Shell Companies Eyed In Fraud At Aegean Marine

Payments fraud on the high seas, perhaps, as a global shipper may have been involved with fake transactions and shell companies. Elsewhere, ransomware gets a roadblock and procard misuse goes to school, literally.

The shell game is one where sleight of hand causes one to lose their shift. So it is in the business world, where shell games of a different sort can wreak havoc on a victim’s corporate coffers. News came Thursday (Nov. 1) that a probe by international auditors is underway, examining a fraud that could be $200 million in scope at Aegean Marine Petroleum Network, tied to shell companies that ostensibly did business with the shipping fuel firm.

The Financial Times (FT) reported that the auditing team from EY has come at the direction of hedge funds based in the United States that are on the Aegean board. The investigation comes on the heels of news in June that as much as $200 million in receivables had been “without economic substance.”

Under examination in the probe, said FT, is whether four “shell” companies — listed in Florida, the Marshall Islands and the United Arab Emirates (UAE) — set up transactions that were used to siphon off funds. The auditors are also examining the shipping fuel firm’s relationship with Oil Tank Engineering and Consulting, a Marshall Islands-based company that had a contract in place stretching back to 2010, focused on building a fuel supply terminal. The project took four years to complete, FT said, having overrun its budget by approximately $100 million. Bank statements have shown that payments to Oil Tank continued for years after the terminal’s completion.

The Email Scam Lures More Victims

A U.K. survey, conducted by the Nationwide Building Society, found that across 2,000 individuals surveyed, more people would be at risk for victimization through email fraud than for other rogue activities. As many as 28 percent said they would proceed with requests for payment done via email and would not call suppliers to confirm the transactions. Only 5 percent would pay someone who showed up at their home offering trade services that needed to be “urgently” performed on the residence.

The Nationwide data found, too, that 22 percent of those aged 55 and over would not check an email invoice before paying the would-be supplier by phone. That tally bumped up to 37 percent for those aged 25 to 34, who would not check the bona fides of an email.

A Bit Of Victory

Separately, in what might be seen as a victory in the fight against payments fraud, a decryptor was developed by a collaboration between Bitdefender and enforcement agencies as far ranging as the Romanian police, the FBI and Europol. The decryptor, which stems from that joint effort and is offered for free, looks to battle GandCrab, a ransomware that has been able to defraud victims of more than $500 million this year alone.

In stats this month, just after the decryptor’s debut, it has been able to aid 1,700 would-be victims in getting their files back — and avoid $1 million in ransom payments. As noted via the U.K.’s Enterprise Times, the ransomware has allowed for customized ransom notes that can target individuals and enterprises, and demand ransom that is specific to the data that has been hijacked.
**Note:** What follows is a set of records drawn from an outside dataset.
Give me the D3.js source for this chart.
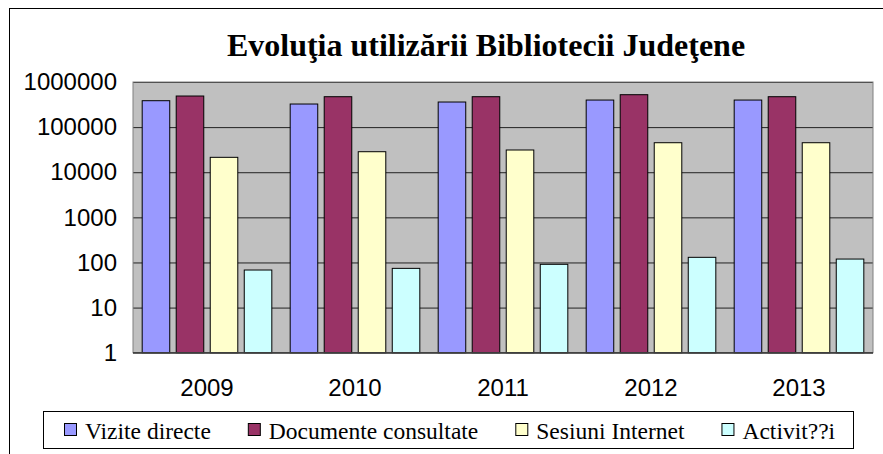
<!DOCTYPE html>
<html>
<head>
<meta charset="utf-8">
<script src="https://cdn.jsdelivr.net/npm/d3@7"></script>
<style>
  body { margin: 0; background: #fff; }
  svg { display: block; }
  .serif { font-family: "Liberation Serif", "Times New Roman", "DejaVu Serif", serif; }
  .sans { font-family: "Liberation Sans", Arial, sans-serif; }
</style>
</head>
<body>
<svg id="chart"></svg>
<script>
// date (scara logaritmica)
var years = ["2009", "2010", "2011", "2012", "2013"];
var seriesNames = ["Vizite directe", "Documente consultate", "Sesiuni Internet", "Activit??i"];
var vizite = [385000, 325000, 360000, 398000, 398000];
var documente = [489000, 472000, 472000, 523000, 472000];
var sesiuni = [21400, 28500, 31100, 45100, 45100];
var activitati = [68, 74, 91, 130, 119];
var yTicks = [1, 10, 100, 1000, 10000, 100000, 1000000];
var colors = ["#9999ff", "#993366", "#ffffcc", "#ccffff"];

var W = 883, H = 454;
var plot = {left: 133, right: 873, top: 82, bottom: 352.7};

var svg = d3.select("#chart").attr("width", W).attr("height", H);

// cadrul exterior
svg.append("rect")
  .attr("x", 9.5).attr("y", 8.5)
  .attr("width", 900).attr("height", 500)
  .attr("fill", "#fff").attr("stroke", "#000");

svg.append("text")
  .attr("class", "serif")
  .attr("x", 486).attr("y", 56)
  .attr("text-anchor", "middle")
  .style("font-weight", "bold")
  .style("font-size", "32px")
  .text("Evoluţia utilizării Bibliotecii Judeţene");

var x0 = d3.scaleBand()
  .domain(years)
  .range([plot.left, plot.right]);

var x1 = d3.scaleBand()
  .domain(seriesNames)
  .range([0, x0.bandwidth()])
  .paddingInner(0.19)
  .paddingOuter(0.27);

var y = d3.scaleLog()
  .domain([1, 1000000])
  .range([plot.bottom, plot.top]);

// fundal zona grafic
svg.append("rect")
  .attr("x", plot.left).attr("y", plot.top)
  .attr("width", plot.right - plot.left)
  .attr("height", plot.bottom - plot.top)
  .attr("fill", "#c0c0c0");

var yAxis = d3.axisLeft(y)
  .tickValues(yTicks)
  .tickFormat(d3.format("d"))
  .tickSize(-(plot.right - plot.left))
  .tickPadding(16);

var gy = svg.append("g")
  .attr("transform", "translate(" + plot.left + ",0)")
  .call(yAxis);
gy.select(".domain").remove();
gy.selectAll(".tick line").attr("stroke", "#222").attr("stroke-width", 1);
gy.selectAll(".tick text")
  .attr("class", "sans")
  .style("font-size", "24px")
  .attr("fill", "#000");

var series = [vizite, documente, sesiuni, activitati];
var rows = [];
years.forEach(function(yr, i) {
  seriesNames.forEach(function(s, j) {
    rows.push({year: yr, name: s, value: series[j][i], idx: j});
  });
});

svg.append("g").selectAll("rect")
  .data(rows)
  .enter().append("rect")
  .attr("x", function(d) { return x0(d.year) + x1(d.name); })
  .attr("y", function(d) { return y(d.value); })
  .attr("width", x1.bandwidth())
  .attr("height", function(d) { return y(1) - y(d.value); })
  .attr("fill", function(d) { return colors[d.idx]; })
  .attr("stroke", "#000")
  .attr("stroke-width", 1);

// chenar zona grafic
svg.append("rect")
  .attr("x", plot.left).attr("y", plot.top)
  .attr("width", plot.right - plot.left)
  .attr("height", plot.bottom - plot.top)
  .attr("fill", "none")
  .attr("stroke", "#808080");
svg.append("line")
  .attr("x1", plot.left).attr("x2", plot.right)
  .attr("y1", y(1)).attr("y2", y(1))
  .attr("stroke", "#333");

var xAxis = d3.axisBottom(x0).tickSize(0).tickPadding(26);
var gx = svg.append("g")
  .attr("transform", "translate(0," + plot.bottom + ")")
  .call(xAxis);
gx.select(".domain").remove();
gx.selectAll(".tick text")
  .attr("class", "sans")
  .style("font-size", "24px")
  .attr("fill", "#000");

// legenda
svg.append("rect")
  .attr("x", 43.5).attr("y", 411.5)
  .attr("width", 810).attr("height", 37)
  .attr("fill", "#fff").attr("stroke", "#000");

var lx = 64;
seriesNames.forEach(function(s, j) {
  var g = svg.append("g").attr("transform", "translate(" + lx + ",0)");
  g.append("rect")
    .attr("x", 0.5).attr("y", 423.5)
    .attr("width", 12).attr("height", 12)
    .attr("fill", colors[j]).attr("stroke", "#000");
  var t = g.append("text")
    .attr("class", "serif")
    .attr("x", 21).attr("y", 439)
    .style("font-size", "23.5px")
    .text(s);
  lx += 21 + t.node().getComputedTextLength() + 37;
});
</script>
</body>
</html>
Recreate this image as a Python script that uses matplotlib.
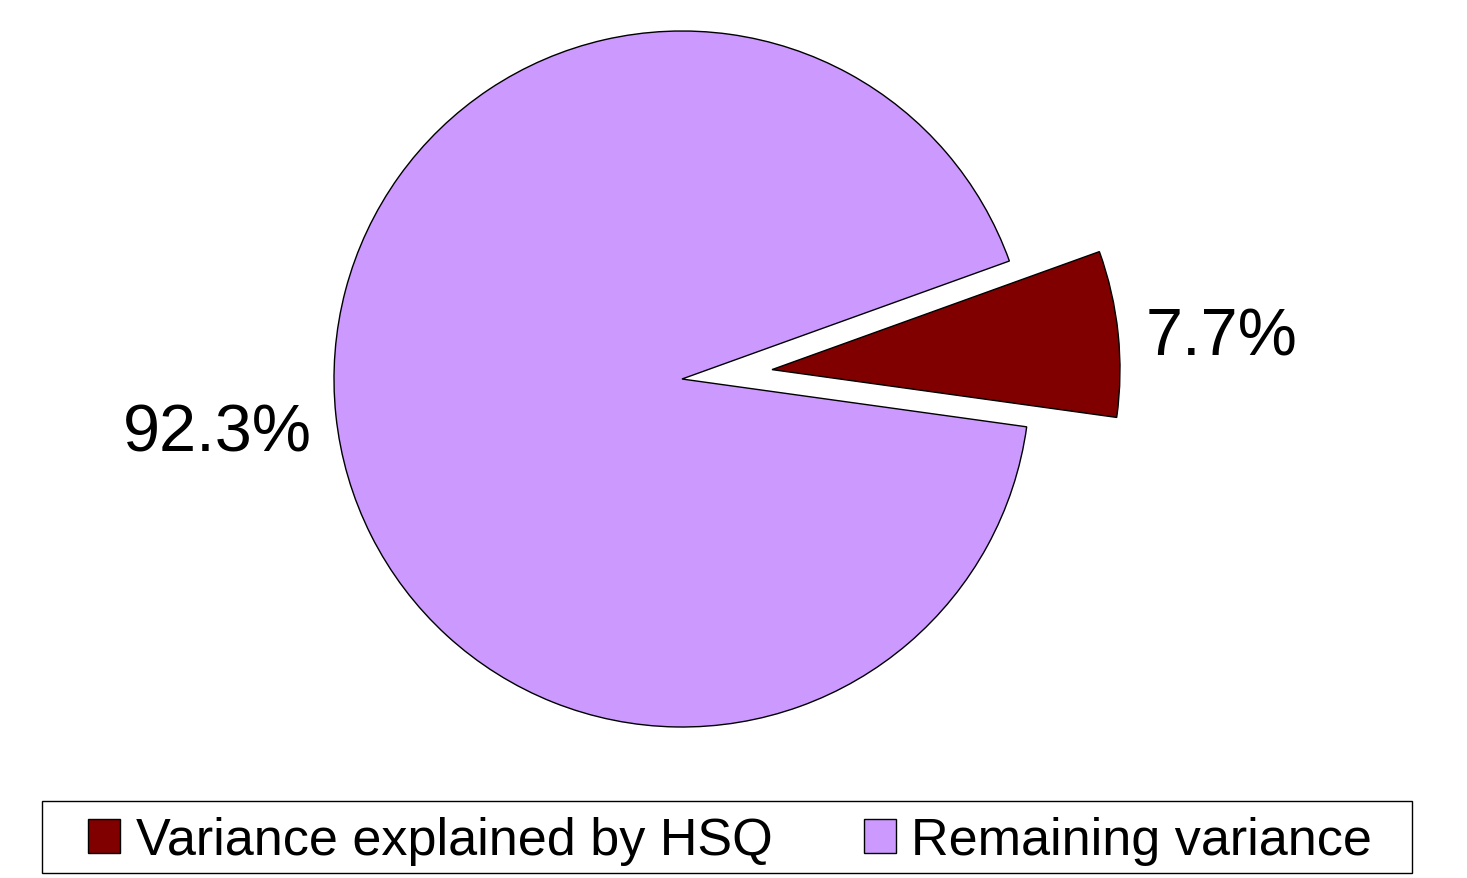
import matplotlib
matplotlib.use("Agg")
import matplotlib.pyplot as plt
from matplotlib.patches import Rectangle
from matplotlib import transforms

labels = ["Variance explained by HSQ", "Remaining variance"]
values = [7.7, 92.3]
colors = ["#800000", "#CC99FF"]

plt.rcParams['font.family'] = ['Liberation Sans', 'DejaVu Sans']

W, H = 1467, 879
fig = plt.figure(figsize=(W / 100, H / 100), dpi=100)
ax = fig.add_axes([0, 0, 1, 1])

# pie radius in pixels and centre position
r_px = 348
cx, cy = 682, H - 380

wedges, texts = ax.pie(values, colors=colors, startangle=-7.9,
                       explode=[0.26, 0],
                       labels=[f"{v}%" for v in values], labeldistance=1.08,
                       wedgeprops=dict(edgecolor="black", linewidth=1.0),
                       textprops=dict(fontsize=48))
for t in texts:
    t.set_va("center_baseline")
# the big slice label sits a bit lower in the original
texts[1].set_transform(transforms.offset_copy(texts[1].get_transform(), fig=fig, x=3, y=-6, units="points"))

ax.set_xlim(-cx / r_px, (W - cx) / r_px)
ax.set_ylim(-cy / r_px, (H - cy) / r_px)
ax.set_aspect("auto")
ax.axis("off")

# legend frame
fig.patches.append(Rectangle((42 / W, 5 / H), 1370 / W, 72 / H, transform=fig.transFigure,
                             facecolor="none", edgecolor="black", linewidth=1.0))

leg = fig.legend(wedges, labels, ncol=2, loc="center",
                 bbox_to_anchor=(730 / W, 37 / H),
                 fontsize=37.5, frameon=False,
                 handlelength=0.62, handleheight=0.62, handletextpad=0.3,
                 borderpad=0, borderaxespad=0, columnspacing=1.75)

fig.savefig("out.png", dpi=100)
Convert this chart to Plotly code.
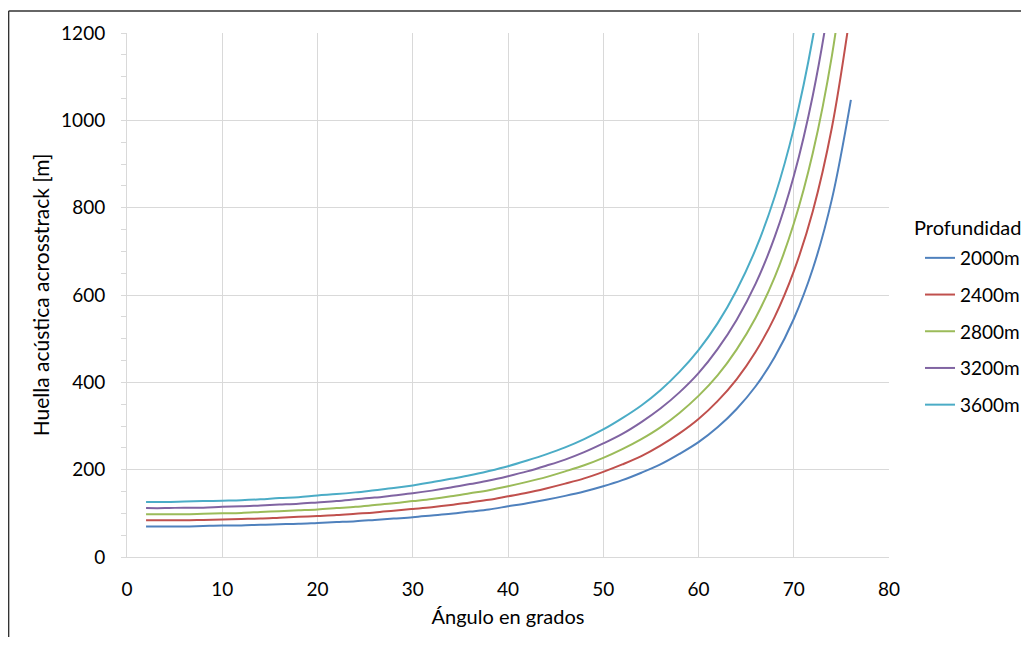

Bitdefender noted that more than 600,000 individuals were infected in just the last 10 months, and of the $500 million in ransoms mentioned above, $300 million came in just the last two months. The ransoms themselves have spanned $600 to $700,000.

Procards Get Auditor’s Scrutiny

In individual instances of fraud and improper payments, a state audit of the University of Massachusetts found that university employees made more than $17,400 in improper purchases wielding university credit cards. The audit covered the period of July 1, 2014 to Dec. 31, 2016, as well as spending tied to procurement cards, more colloquially known as “procards,” across an examination of 165 transactions totaling $60,505.

Of that number, 59 were tied to gift cards, memberships, IT equipment and furniture. Those items, per the auditor statement, were not allowed under the university’s procard policies.